Nat Turner’s rebellion in Southampton, Virginia, sparked discussions about slavery nationwide. In Virginia, the General Assembly debated whether to gradually abolish slavery in the state. Arguments for and against abolition flooded the legislature. Although they never mentioned Nat Turner by name, women in Augusta County indicated the ways in which his revolt had intensified their fears, and they concluded that eliminating slavery was the only way to ensure their safety. Slavery proponents had no more forceful advocate than Thomas Dew, president of the College of William and Mary, who argued that slavery was beneficial for slaves and their owners. The Virginia legislature took no action on the issue of emancipation and instead passed laws that further restricted free and enslaved blacks in Virginia.

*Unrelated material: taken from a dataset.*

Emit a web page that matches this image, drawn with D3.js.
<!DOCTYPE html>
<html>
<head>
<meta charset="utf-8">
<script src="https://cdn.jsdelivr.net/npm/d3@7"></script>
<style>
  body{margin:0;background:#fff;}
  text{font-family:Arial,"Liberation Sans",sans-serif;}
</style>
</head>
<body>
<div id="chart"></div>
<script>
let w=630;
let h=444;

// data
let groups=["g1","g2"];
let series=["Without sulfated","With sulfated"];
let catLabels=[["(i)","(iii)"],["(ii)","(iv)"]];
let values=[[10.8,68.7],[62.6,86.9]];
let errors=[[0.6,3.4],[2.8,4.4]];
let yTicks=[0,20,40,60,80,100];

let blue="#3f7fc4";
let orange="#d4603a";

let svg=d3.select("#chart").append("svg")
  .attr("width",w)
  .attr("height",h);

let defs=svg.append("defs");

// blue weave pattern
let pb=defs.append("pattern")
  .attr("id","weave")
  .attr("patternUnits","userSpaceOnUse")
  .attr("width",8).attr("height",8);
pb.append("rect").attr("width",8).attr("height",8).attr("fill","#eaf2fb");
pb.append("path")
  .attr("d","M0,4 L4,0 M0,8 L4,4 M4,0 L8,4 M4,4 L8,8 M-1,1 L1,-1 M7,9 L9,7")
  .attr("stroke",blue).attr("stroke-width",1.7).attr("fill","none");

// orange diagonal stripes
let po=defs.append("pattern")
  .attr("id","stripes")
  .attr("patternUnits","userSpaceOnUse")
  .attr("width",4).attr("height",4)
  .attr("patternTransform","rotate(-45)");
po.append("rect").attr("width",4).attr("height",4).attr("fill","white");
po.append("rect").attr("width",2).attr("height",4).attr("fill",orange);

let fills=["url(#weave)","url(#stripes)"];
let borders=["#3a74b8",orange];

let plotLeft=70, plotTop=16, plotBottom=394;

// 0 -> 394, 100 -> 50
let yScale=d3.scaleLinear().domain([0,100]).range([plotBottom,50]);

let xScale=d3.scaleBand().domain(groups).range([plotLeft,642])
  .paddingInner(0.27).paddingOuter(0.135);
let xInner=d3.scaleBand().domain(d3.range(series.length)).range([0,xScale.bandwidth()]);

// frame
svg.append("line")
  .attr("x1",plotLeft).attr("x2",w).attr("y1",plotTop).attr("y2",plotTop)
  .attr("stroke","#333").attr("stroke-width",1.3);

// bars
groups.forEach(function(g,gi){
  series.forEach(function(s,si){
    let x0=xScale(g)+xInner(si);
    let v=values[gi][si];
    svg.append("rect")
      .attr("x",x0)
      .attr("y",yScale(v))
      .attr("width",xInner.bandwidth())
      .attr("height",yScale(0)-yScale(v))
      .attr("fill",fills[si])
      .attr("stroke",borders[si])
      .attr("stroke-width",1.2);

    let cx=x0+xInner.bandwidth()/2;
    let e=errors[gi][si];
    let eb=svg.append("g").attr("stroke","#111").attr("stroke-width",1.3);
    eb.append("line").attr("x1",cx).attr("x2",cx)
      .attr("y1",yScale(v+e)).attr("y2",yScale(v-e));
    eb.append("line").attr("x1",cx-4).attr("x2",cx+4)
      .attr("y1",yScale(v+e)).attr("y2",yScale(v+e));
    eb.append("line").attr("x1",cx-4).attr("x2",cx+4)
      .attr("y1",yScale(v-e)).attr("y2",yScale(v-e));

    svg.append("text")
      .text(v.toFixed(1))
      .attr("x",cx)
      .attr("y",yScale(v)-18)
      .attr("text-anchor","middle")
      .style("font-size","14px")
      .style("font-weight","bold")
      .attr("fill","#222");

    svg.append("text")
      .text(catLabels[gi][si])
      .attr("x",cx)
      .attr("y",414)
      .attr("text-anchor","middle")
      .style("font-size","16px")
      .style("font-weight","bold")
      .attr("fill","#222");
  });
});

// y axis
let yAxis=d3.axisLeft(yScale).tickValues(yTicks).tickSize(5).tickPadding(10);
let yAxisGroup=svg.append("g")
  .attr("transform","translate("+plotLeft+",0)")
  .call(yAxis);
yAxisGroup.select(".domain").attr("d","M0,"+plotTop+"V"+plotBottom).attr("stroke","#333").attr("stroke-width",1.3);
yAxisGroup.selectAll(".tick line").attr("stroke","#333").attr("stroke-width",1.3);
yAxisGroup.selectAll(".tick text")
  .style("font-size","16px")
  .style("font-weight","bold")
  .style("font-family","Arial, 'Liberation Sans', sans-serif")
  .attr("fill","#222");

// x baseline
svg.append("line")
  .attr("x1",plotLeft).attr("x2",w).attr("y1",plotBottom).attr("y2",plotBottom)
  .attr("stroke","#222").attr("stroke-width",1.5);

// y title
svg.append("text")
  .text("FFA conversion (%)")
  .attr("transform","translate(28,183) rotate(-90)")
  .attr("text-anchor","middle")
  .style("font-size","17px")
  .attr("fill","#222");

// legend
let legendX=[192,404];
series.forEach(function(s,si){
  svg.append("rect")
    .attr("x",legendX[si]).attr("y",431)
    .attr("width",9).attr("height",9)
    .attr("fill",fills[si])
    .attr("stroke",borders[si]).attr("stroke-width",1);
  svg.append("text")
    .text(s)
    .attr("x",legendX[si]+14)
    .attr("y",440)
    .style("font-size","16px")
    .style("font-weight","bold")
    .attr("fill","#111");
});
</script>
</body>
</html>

10.2 | Memorial of the Ladies of Augusta to the Virginia General Assembly, January 19, 1832 |
We pretend not to conceal from [you], our fathers & brothers, our protectors . . . , the fears which agitate our bosoms, and the dangers which await us, as revealed to us by recent tragical deeds; our fears, we admit, [are] great, but we do not concede that they are the effects of blind & unreflecting cowardice: we do not concede that they spring from the superstitious timidity of our sex. Alas! . . . we appeal to your manly reason, to your more matured wisdom, to attest the justice & propriety of our fears, when we call to your remembrance the late slaughter of our sisters & their little ones in certain parts of our land, & the strong probability, that that slaughter was but a partial execution of a widely projected scheme of carnage. We know not, we cannot know the right, nor the unguarded moments, by day or by night, which is pregnant with our destruction & that of our husbands & brothers, & sisters & children; but we do know that we are at every moment, exposed to the means of our own excision & of all that is dear to us in life. The bloody monster which threatens us is warmed & cherished on our own hearths. O hear our prayer & remove it, ye protectors of our persons, ye guardians of our peace!
Our fears teach us to reflect & reason: and our reflections & reasonings have taught us that the peace of our homes, the welfare of society, the prosperity of future generations call aloud & imperatively for some decisive & efficient measure—and that measure cannot, we believe, be decisively efficient, or of much benefit if it have not, for its ultimate object, the extinction of slavery from amongst us.
Source: Virginia General Assembly, Legislative Petitions: Petition of the Females of Augusta County, 19 January 1832, Accession 36121, State Records Collection, The Library of Virginia, Richmond, Virginia.
10.3 | Thomas Dew | The Proslavery Argument, 1832 |
Every one acquainted with southern slaves knows that the slave rejoices in the elevation and prosperity of his master; and the heart of no one is more gladdened at the successful debut of young master or miss on the great theatre of the world than that of either the young slave who has grown up with them and shared in all their sports, and even partaken of all their delicacies—or the aged one who has looked on and watched them from birth to manhood, with the kindest and most affectionate solicitude, and has ever met from them all the kind treatment and generous sympathies of feeling, tender hearts. Judge Smith, in his able speech on Foote’s Resolutions in the Senate, said, in an emergency, he would rely upon his own slaves for his defence—he would put arms into their hands, and he had no doubt they would defend him faithfully. In the late Southampton insurrection, we know that many actually convened their slaves and armed them for defence, although slaves were here the cause of the evil which was to be repelled.